◆ **Work instructions**: Gather each line of the records where "chart" appears.

◆ **Material shown**:
----
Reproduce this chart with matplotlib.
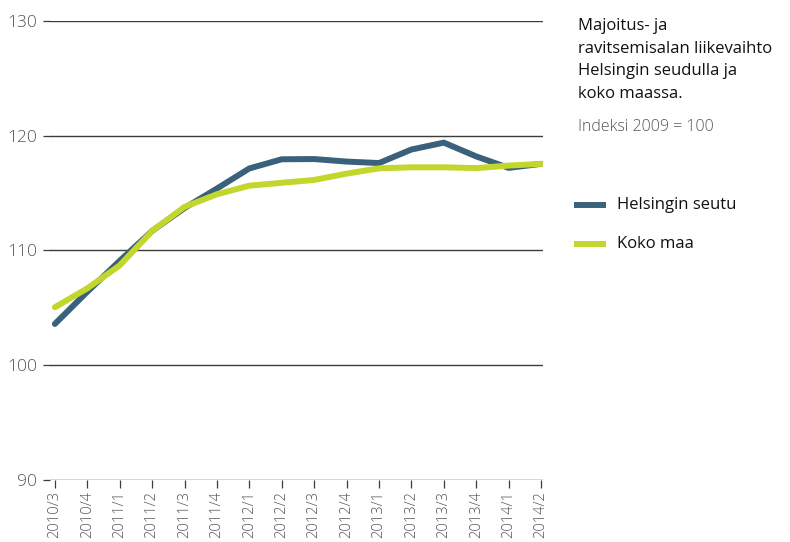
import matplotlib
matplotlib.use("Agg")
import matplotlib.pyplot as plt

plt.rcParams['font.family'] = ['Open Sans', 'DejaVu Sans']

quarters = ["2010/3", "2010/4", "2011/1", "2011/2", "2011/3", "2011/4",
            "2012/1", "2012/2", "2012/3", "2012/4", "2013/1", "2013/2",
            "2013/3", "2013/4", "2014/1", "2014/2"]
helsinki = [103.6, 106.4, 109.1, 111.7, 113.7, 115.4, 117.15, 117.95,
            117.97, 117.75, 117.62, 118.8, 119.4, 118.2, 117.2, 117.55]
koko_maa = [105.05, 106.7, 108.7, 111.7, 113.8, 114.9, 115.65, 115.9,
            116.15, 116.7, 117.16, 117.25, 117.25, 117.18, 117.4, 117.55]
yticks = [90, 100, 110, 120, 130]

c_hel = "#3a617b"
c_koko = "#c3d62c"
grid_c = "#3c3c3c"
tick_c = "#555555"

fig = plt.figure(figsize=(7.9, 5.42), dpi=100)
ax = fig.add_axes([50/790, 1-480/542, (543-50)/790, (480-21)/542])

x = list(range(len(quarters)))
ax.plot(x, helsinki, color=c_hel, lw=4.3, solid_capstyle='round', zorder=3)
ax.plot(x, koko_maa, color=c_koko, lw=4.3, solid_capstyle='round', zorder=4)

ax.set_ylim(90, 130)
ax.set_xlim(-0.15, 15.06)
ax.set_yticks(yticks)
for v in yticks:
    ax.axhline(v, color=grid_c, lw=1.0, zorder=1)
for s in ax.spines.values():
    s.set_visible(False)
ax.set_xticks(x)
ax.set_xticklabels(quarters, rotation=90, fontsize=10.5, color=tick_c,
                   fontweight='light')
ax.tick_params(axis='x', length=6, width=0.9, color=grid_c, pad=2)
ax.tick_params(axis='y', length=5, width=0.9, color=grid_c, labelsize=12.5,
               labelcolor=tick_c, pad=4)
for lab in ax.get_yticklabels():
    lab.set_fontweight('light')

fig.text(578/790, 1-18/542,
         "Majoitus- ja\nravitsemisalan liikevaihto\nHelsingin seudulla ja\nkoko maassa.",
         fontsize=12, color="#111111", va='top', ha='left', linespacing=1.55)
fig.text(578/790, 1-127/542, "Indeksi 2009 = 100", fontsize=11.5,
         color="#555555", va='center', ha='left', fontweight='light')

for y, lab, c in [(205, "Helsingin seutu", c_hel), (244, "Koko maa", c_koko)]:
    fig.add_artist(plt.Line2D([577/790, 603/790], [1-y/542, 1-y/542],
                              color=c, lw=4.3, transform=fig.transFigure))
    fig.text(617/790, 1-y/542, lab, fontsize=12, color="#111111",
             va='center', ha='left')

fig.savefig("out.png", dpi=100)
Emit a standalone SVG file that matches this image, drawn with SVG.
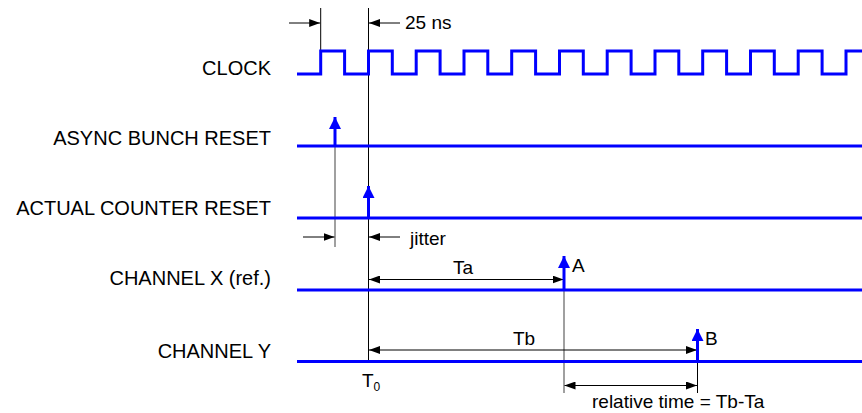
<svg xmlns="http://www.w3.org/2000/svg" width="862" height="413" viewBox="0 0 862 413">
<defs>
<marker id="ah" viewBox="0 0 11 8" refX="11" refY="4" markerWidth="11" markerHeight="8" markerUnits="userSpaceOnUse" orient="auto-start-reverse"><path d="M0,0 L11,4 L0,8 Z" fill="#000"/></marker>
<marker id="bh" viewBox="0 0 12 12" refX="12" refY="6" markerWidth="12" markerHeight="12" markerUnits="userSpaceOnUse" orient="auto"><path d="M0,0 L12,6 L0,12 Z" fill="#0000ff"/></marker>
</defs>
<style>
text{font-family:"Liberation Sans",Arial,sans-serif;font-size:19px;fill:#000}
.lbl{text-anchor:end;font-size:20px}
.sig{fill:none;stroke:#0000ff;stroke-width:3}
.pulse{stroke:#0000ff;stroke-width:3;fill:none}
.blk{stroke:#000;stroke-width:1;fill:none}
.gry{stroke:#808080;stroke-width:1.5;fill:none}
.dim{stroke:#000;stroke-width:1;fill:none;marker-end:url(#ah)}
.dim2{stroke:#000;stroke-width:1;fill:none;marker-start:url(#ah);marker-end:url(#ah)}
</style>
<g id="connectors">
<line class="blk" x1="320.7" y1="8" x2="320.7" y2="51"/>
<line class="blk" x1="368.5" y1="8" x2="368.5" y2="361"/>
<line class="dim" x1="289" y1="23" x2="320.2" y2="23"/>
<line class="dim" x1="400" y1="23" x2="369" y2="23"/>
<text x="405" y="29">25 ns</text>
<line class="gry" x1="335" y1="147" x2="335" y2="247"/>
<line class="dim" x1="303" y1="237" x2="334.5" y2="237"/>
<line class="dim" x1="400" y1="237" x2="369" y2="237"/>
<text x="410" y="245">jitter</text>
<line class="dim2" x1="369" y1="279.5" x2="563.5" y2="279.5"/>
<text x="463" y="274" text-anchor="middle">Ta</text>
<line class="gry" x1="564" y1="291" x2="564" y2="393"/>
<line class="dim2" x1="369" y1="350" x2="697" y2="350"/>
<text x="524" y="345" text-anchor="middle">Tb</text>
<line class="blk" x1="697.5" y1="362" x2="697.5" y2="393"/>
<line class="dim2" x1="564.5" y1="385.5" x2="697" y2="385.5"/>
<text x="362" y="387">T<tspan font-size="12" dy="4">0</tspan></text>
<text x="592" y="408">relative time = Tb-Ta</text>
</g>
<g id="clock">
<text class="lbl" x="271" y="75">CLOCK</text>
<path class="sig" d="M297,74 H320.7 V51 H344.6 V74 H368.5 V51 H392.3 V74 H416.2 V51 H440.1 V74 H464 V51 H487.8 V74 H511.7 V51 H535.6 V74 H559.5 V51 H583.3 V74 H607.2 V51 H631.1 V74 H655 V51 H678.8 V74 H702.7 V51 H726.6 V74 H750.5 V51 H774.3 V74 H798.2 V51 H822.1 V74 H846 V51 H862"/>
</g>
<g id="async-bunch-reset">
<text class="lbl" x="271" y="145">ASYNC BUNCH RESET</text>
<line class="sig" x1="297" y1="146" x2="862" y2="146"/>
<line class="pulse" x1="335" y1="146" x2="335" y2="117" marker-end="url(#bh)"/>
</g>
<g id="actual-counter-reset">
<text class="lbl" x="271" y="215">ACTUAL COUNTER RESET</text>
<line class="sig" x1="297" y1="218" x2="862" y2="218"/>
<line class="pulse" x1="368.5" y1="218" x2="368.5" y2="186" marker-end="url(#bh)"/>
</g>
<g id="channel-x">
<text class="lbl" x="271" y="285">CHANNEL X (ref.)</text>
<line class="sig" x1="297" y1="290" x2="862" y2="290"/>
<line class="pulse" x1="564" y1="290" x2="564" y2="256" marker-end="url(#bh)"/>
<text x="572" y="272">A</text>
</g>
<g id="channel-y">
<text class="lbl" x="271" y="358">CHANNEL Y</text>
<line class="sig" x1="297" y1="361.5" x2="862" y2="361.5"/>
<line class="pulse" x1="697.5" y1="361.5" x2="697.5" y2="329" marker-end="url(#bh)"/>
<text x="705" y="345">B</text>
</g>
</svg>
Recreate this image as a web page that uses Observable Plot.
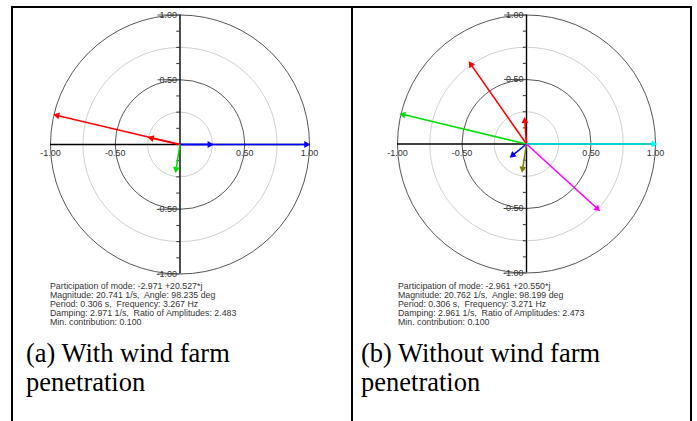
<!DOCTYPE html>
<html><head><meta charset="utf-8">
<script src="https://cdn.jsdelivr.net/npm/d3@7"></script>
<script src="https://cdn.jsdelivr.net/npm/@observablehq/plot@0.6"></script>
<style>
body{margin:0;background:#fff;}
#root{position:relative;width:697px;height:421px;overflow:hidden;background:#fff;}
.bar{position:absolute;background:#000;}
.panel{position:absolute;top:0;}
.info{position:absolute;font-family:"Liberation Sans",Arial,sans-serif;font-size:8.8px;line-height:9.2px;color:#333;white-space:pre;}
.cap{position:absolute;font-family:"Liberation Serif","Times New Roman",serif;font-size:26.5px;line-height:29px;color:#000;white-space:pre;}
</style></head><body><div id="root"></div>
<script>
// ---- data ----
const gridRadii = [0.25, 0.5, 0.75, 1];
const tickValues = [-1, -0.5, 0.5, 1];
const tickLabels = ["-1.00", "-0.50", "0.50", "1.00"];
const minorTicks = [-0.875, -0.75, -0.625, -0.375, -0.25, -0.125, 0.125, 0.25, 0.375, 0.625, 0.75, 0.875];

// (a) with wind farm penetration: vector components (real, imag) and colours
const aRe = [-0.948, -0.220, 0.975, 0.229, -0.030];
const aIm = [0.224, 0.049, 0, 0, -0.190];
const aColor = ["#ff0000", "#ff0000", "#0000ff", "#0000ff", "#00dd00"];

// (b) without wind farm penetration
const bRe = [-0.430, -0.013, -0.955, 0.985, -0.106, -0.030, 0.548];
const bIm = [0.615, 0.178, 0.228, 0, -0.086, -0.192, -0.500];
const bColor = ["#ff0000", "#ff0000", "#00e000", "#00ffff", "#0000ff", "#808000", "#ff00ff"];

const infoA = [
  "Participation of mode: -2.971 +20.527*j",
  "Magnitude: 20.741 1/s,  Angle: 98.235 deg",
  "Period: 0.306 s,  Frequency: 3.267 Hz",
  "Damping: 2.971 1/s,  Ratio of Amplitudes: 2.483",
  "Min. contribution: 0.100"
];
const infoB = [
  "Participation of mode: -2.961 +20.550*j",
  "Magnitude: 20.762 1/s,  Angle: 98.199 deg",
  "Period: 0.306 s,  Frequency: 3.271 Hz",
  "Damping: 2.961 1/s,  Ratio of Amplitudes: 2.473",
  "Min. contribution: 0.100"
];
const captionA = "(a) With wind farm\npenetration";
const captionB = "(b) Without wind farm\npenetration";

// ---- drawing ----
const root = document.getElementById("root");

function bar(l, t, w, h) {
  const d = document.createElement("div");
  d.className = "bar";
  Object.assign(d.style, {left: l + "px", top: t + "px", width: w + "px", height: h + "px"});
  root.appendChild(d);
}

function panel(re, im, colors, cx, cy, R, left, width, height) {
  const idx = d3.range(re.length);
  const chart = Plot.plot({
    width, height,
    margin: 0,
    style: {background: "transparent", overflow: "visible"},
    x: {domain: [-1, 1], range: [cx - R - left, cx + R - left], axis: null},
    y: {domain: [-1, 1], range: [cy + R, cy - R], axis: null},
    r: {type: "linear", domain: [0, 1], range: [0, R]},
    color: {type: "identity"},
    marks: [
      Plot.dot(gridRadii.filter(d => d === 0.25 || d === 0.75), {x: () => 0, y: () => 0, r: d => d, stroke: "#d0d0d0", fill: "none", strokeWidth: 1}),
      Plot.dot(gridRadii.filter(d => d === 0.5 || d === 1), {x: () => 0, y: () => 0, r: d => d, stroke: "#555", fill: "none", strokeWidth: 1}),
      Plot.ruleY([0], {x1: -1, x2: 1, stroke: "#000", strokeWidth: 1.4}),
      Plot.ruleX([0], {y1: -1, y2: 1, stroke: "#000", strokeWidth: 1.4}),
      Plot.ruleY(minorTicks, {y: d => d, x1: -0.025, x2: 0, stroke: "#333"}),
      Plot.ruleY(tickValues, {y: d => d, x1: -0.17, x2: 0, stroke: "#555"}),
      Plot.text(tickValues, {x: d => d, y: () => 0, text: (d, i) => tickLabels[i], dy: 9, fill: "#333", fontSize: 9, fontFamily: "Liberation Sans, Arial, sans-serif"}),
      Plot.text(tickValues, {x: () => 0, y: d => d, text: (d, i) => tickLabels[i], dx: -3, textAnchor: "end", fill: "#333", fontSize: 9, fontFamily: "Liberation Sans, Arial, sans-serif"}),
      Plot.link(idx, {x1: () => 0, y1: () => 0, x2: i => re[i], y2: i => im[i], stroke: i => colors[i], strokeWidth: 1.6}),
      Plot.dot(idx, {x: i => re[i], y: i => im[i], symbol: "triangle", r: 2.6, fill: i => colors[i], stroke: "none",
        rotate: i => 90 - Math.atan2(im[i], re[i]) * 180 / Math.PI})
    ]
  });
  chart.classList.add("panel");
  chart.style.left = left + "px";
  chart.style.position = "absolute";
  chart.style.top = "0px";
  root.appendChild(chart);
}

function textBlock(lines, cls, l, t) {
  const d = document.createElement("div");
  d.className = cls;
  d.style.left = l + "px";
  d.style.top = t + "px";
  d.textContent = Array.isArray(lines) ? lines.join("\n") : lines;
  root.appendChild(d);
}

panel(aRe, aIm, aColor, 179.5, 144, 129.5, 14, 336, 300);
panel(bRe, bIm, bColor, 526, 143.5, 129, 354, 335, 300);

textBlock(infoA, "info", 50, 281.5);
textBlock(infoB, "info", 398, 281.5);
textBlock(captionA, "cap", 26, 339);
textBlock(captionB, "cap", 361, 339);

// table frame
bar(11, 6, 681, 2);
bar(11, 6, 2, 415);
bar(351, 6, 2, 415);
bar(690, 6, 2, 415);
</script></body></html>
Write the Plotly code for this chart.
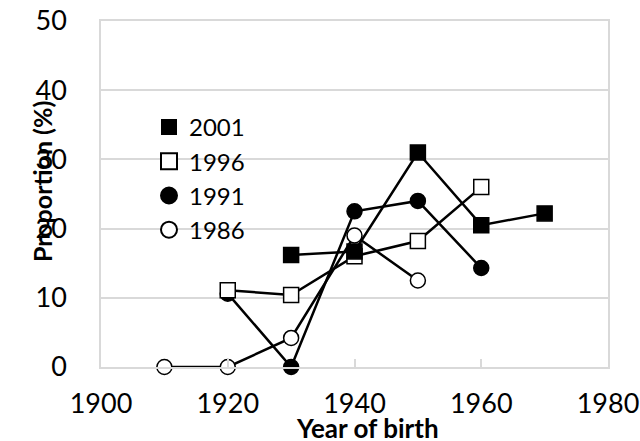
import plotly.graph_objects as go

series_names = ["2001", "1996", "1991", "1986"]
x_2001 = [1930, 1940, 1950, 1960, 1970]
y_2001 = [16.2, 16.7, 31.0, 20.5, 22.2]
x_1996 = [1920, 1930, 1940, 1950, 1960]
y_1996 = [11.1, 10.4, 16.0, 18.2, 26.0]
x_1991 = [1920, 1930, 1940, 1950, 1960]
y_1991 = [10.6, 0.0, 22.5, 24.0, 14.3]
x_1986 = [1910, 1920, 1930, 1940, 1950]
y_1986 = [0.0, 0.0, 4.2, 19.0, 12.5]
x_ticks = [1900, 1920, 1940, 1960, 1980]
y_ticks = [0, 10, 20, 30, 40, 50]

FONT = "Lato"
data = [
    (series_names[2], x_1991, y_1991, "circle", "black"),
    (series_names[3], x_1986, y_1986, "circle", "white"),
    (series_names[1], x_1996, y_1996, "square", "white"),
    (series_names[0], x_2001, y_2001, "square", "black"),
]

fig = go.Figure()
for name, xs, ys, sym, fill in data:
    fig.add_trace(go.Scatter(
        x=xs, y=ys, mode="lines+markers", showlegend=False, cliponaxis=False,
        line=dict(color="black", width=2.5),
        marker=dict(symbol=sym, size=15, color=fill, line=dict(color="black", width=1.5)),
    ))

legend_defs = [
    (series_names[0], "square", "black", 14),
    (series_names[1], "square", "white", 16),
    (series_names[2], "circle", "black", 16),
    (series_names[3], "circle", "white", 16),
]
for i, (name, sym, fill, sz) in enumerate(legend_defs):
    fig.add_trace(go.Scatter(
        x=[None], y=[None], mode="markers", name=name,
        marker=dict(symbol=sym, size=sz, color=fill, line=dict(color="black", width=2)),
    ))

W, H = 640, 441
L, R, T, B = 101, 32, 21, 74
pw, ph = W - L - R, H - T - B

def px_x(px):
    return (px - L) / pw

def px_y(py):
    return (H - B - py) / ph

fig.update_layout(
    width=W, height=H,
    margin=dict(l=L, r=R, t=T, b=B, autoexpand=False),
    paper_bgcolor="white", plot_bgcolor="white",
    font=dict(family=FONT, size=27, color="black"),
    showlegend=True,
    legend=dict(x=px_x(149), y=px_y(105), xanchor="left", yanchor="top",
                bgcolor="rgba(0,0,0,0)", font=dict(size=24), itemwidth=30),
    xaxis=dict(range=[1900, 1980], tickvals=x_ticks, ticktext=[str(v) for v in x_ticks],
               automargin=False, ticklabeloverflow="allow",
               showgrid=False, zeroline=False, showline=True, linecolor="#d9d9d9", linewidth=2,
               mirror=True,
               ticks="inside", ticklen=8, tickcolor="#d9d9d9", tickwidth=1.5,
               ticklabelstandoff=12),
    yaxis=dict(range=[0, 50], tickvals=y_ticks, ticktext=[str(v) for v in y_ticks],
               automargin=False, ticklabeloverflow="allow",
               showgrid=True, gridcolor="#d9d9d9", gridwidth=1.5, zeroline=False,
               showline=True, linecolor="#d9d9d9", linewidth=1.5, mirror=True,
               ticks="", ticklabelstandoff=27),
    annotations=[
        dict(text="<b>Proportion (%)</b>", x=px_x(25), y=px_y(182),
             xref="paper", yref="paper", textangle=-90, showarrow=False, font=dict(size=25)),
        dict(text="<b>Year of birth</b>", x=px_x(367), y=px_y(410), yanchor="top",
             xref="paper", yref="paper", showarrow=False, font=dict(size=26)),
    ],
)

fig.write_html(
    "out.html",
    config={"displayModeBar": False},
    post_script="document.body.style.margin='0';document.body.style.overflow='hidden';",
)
----
◆ **Reply to the task**:
Reproduce this chart with matplotlib.
  const chart = Plot.plot({
  chart.classList.add("panel");
  chart.style.left = left + "px";
  chart.style.position = "absolute";
  chart.style.top = "0px";
  root.appendChild(chart);
Write the Plotly code for this chart.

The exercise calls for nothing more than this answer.